Boscovich used what we call today a linear regression analysis. This type of analysis relies on the assumption that the relationship between the independent (arc length) and dependent (sinus squared of the latitude) variables is linear. Francis Galton was the person who coined the term “regression” in the context of statistics. One of the phenomena he studied was the relationship between the heights of parents and their children. He found that the heights of children tended to “regress” towards the average height of the population, which led him to use the term “regression” to describe this phenomenon. Galton promoted a data-driven approach to research that continues to shape statistical practice today. Furthermore, he introduced the concept of quantiles, which divide a population into equal-sized subpopulations based on a specific variable. This allowed for a more nuanced analysis of data compared to simply considering the mean and median. He also popularized the use of percentiles, which are specific quantiles used to express the proportion of a population below a certain value.
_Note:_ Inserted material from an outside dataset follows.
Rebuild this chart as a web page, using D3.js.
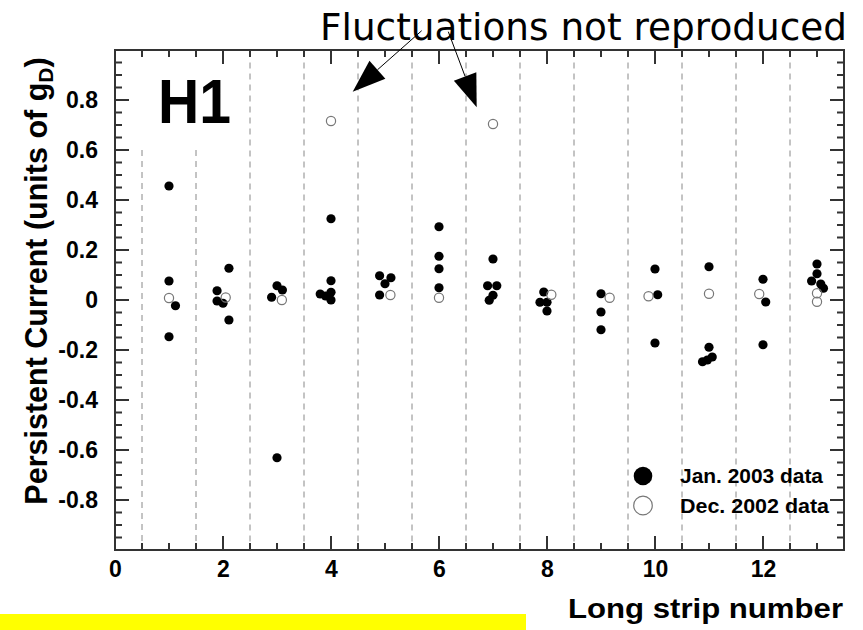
<!DOCTYPE html>
<html>
<head>
<meta charset="utf-8">
<script src="https://cdn.jsdelivr.net/npm/d3@7"></script>
</head>
<body style="margin:0">
<div id="chart"></div>
<script>
// Jan. 2003 data (filled markers): strip number and persistent current
const janStrip = [
  1.0, 1.0, 1.12, 1.0,
  2.11, 1.89, 1.89, 2.0, 2.11,
  3.0, 3.1, 2.9, 3.0,
  4.0, 4.0, 3.8, 3.9, 4.0, 4.0,
  4.9, 5.11, 5.0, 4.9,
  6.0, 6.0, 6.0, 6.0,
  7.0, 6.9, 7.07, 7.0, 6.93,
  7.94, 7.87, 8.0, 8.0,
  9.0, 9.0, 9.0,
  10.0, 10.05, 10.0,
  11.0, 11.0, 10.88, 10.97, 11.06,
  12.0, 12.05, 12.0,
  13.0, 13.0, 12.9, 13.07, 13.12
];
const janCurrent = [
  0.456, 0.076, -0.023, -0.147,
  0.127, 0.037, -0.004, -0.013, -0.08,
  0.057, 0.04, 0.011, -0.631,
  0.325, 0.077, 0.024, 0.016, 0.031, 0.0,
  0.097, 0.089, 0.065, 0.02,
  0.293, 0.175, 0.125, 0.049,
  0.164, 0.057, 0.057, 0.019, -0.001,
  0.032, -0.009, -0.009, -0.044,
  0.025, -0.048, -0.119,
  0.124, 0.021, -0.172,
  0.133, -0.189, -0.247, -0.24, -0.228,
  0.083, -0.008, -0.179,
  0.144, 0.105, 0.076, 0.064, 0.047
];

// Dec. 2002 data (open markers)
const decStrip = [1.0, 2.05, 3.09, 4.0, 5.1, 6.0, 7.0, 8.08, 9.16, 9.88, 11.0, 11.93, 13.0, 13.0];
const decCurrent = [0.008, 0.01, 0.0, 0.716, 0.02, 0.009, 0.704, 0.021, 0.009, 0.015, 0.025, 0.024, 0.027, -0.007];

// strip boundaries (dashed) and the value each one starts from
const dividers = [0.5, 1.5, 2.5, 3.5, 4.5, 5.5, 6.5, 7.5, 8.5, 9.5, 10.5, 11.5, 12.5];
const dividerTop = [0.6, 0.6, 0.95, 0.95, 0.95, 0.95, 0.95, 0.95, 0.95, 0.95, 0.95, 0.95, 0.95];

const xTickValues = [0, 2, 4, 6, 8, 10, 12];
const yTickValues = [-0.8, -0.6, -0.4, -0.2, 0, 0.2, 0.4, 0.6, 0.8];
const legendLabels = ["Jan. 2003 data", "Dec. 2002 data"];

const plotLeft = 115, plotRight = 844, plotTop = 50, plotBottom = 550;
const axisColor = "#333";
const labelFont = "'Liberation Sans', Arial, sans-serif";

const svg = d3.select("#chart")
  .append("svg")
  .attr("width", 863)
  .attr("height", 630)
  .style("display", "block")
  .style("font-family", labelFont);

const x = d3.scaleLinear().domain([0, 13.5]).range([plotLeft, plotRight]);
const y = d3.scaleLinear().domain([-1, 1]).range([plotBottom, plotTop]);

// yellow strip at the bottom
svg.append("rect")
  .attr("x", 0).attr("y", 614)
  .attr("width", 526).attr("height", 16)
  .attr("fill", "#ffff00");

// dashed strip dividers
svg.append("g")
  .selectAll("line")
  .data(dividers)
  .enter().append("line")
  .attr("x1", function (d) { return x(d); })
  .attr("x2", function (d) { return x(d); })
  .attr("y1", function (d, i) { return y(dividerTop[i]); })
  .attr("y2", y(-0.97))
  .attr("stroke", "#888")
  .attr("stroke-width", 1)
  .attr("stroke-dasharray", "6,5");

// tick positions: major every 2 strips / 0.2, minor every 0.5 strip / 0.05
const xMinor = [];
for (let v = 0.5; v < 13.5; v += 0.5) { if (v % 2 !== 0) xMinor.push(v); }
const yMinor = [];
for (let k = -19; k <= 19; k++) { if (k % 4 !== 0) yMinor.push(k * 0.05); }

// frame and inward ticks on all four sides, one path
const framePath = d3.path();
framePath.rect(plotLeft, plotTop, plotRight - plotLeft, plotBottom - plotTop);
function xTick(v, len) {
  framePath.moveTo(x(v), plotBottom); framePath.lineTo(x(v), plotBottom - len);
  framePath.moveTo(x(v), plotTop); framePath.lineTo(x(v), plotTop + len);
}
function yTick(v, len) {
  framePath.moveTo(plotLeft, y(v)); framePath.lineTo(plotLeft + len, y(v));
  framePath.moveTo(plotRight, y(v)); framePath.lineTo(plotRight - len, y(v));
}
xTickValues.forEach(function (v) { xTick(v, 14); });
xMinor.forEach(function (v) { xTick(v, 7); });
yTickValues.forEach(function (v) { yTick(v, 14); });
yMinor.forEach(function (v) { yTick(v, 7); });

svg.append("path")
  .attr("d", framePath.toString())
  .attr("fill", "none")
  .attr("stroke", axisColor)
  .attr("stroke-width", 2);

// tick labels from d3 axes
const xAxisG = svg.append("g")
  .attr("transform", "translate(0," + plotBottom + ")")
  .call(d3.axisBottom(x).tickValues(xTickValues).tickSize(0).tickPadding(11).tickFormat(d3.format("d")));
xAxisG.select(".domain").remove();
xAxisG.selectAll(".tick line").remove();
xAxisG.selectAll(".tick text")
  .attr("fill", "#000")
  .style("font-size", "23px")
  .style("font-weight", "bold")
  .style("font-family", labelFont);

const yAxisG = svg.append("g")
  .attr("transform", "translate(" + plotLeft + ",0)")
  .call(d3.axisLeft(y).tickValues(yTickValues).tickSize(0).tickPadding(17)
    .tickFormat(function (d) { return Math.abs(d) < 1e-9 ? "0" : d.toFixed(1); }));
yAxisG.select(".domain").remove();
yAxisG.selectAll(".tick line").remove();
yAxisG.selectAll(".tick text")
  .attr("fill", "#000")
  .style("font-size", "23px")
  .style("font-weight", "bold")
  .style("font-family", labelFont);

// Jan. 2003 points
svg.append("g")
  .selectAll("circle")
  .data(d3.range(janStrip.length))
  .enter().append("circle")
  .attr("cx", function (i) { return x(janStrip[i]); })
  .attr("cy", function (i) { return y(janCurrent[i]); })
  .attr("r", 4.6)
  .attr("fill", "#000");

// Dec. 2002 points
svg.append("g")
  .selectAll("circle")
  .data(d3.range(decStrip.length))
  .enter().append("circle")
  .attr("cx", function (i) { return x(decStrip[i]); })
  .attr("cy", function (i) { return y(decCurrent[i]); })
  .attr("r", 4.6)
  .attr("fill", "none")
  .attr("stroke", "#777")
  .attr("stroke-width", 1.2);

// H1 label
svg.append("text")
  .attr("x", 158).attr("y", 123)
  .attr("textLength", 73)
  .attr("lengthAdjust", "spacingAndGlyphs")
  .style("font-size", "63px")
  .style("font-weight", "bold")
  .text("H1");

// legend
const legend = svg.append("g");
legendLabels.forEach(function (label, i) {
  const ly = 476 + i * 29.5;
  legend.append("circle")
    .attr("cx", 643).attr("cy", ly).attr("r", 9.3)
    .attr("fill", i === 0 ? "#000" : "none")
    .attr("stroke", i === 0 ? "none" : "#777")
    .attr("stroke-width", 1.2);
  legend.append("text")
    .attr("x", 680).attr("y", ly + 7)
    .attr("textLength", i === 0 ? 143 : 149)
    .attr("lengthAdjust", "spacingAndGlyphs")
    .style("font-size", "20px")
    .style("font-weight", "bold")
    .text(label);
});

// axis titles
svg.append("text")
  .attr("x", 568).attr("y", 618)
  .attr("textLength", 275)
  .attr("lengthAdjust", "spacingAndGlyphs")
  .style("font-size", "28px")
  .style("font-weight", "bold")
  .text("Long strip number");

const yTitle = svg.append("text")
  .attr("transform", "translate(47,281)rotate(-90)")
  .attr("text-anchor", "middle")
  .style("font-size", "30.5px")
  .style("font-weight", "bold");
yTitle.append("tspan").text("Persistent Current (units of g");
yTitle.append("tspan").attr("dy", 6).style("font-size", "21px").text("D");
yTitle.append("tspan").attr("dy", -6).text(")");

// annotation with two arrows
svg.append("text")
  .attr("x", 320).attr("y", 40)
  .attr("textLength", 527)
  .attr("lengthAdjust", "spacingAndGlyphs")
  .style("font-family", "'DejaVu Sans', sans-serif")
  .style("font-size", "37.5px")
  .text("Fluctuations not reproduced");

/**
 * Draws a thin line ending in a big filled arrowhead
 */
function arrow(x0, y0, x1, y1) {
  const len = 33, half = 12;
  const dx = x1 - x0, dy = y1 - y0;
  const d = Math.sqrt(dx * dx + dy * dy);
  const ux = dx / d, uy = dy / d;
  const bx = x1 - ux * len, by = y1 - uy * len;
  svg.append("line")
    .attr("x1", x0).attr("y1", y0).attr("x2", bx).attr("y2", by)
    .attr("stroke", "#000").attr("stroke-width", 1);
  svg.append("polygon")
    .attr("points", [
      [x1, y1],
      [bx - uy * half, by + ux * half],
      [bx + uy * half, by - ux * half]
    ].map(function (p) { return p.join(","); }).join(" "))
    .attr("fill", "#000");
}
arrow(421.7, 30.7, 352.7, 91.7);
arrow(448.3, 31.7, 476.7, 107.3);
</script>
</body>
</html>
Galton used regression analysis to show that the the offspring of exceptionally large or small seed size of sweet peas from tended to be closer to the average size. He also used it for family studies and investigated the inheritance of traits such as intelligence and talent. He used regression analysis to assess the degree to which these traits are passed down from parents to offspring.
Galton’s overall approach to statistics was highly influential. He emphasized the importance of quantitative analysis, data-driven decision-making, and empirical research, which paved the way for modern statistical methods and helped to establish statistics as a recognized scientific discipline.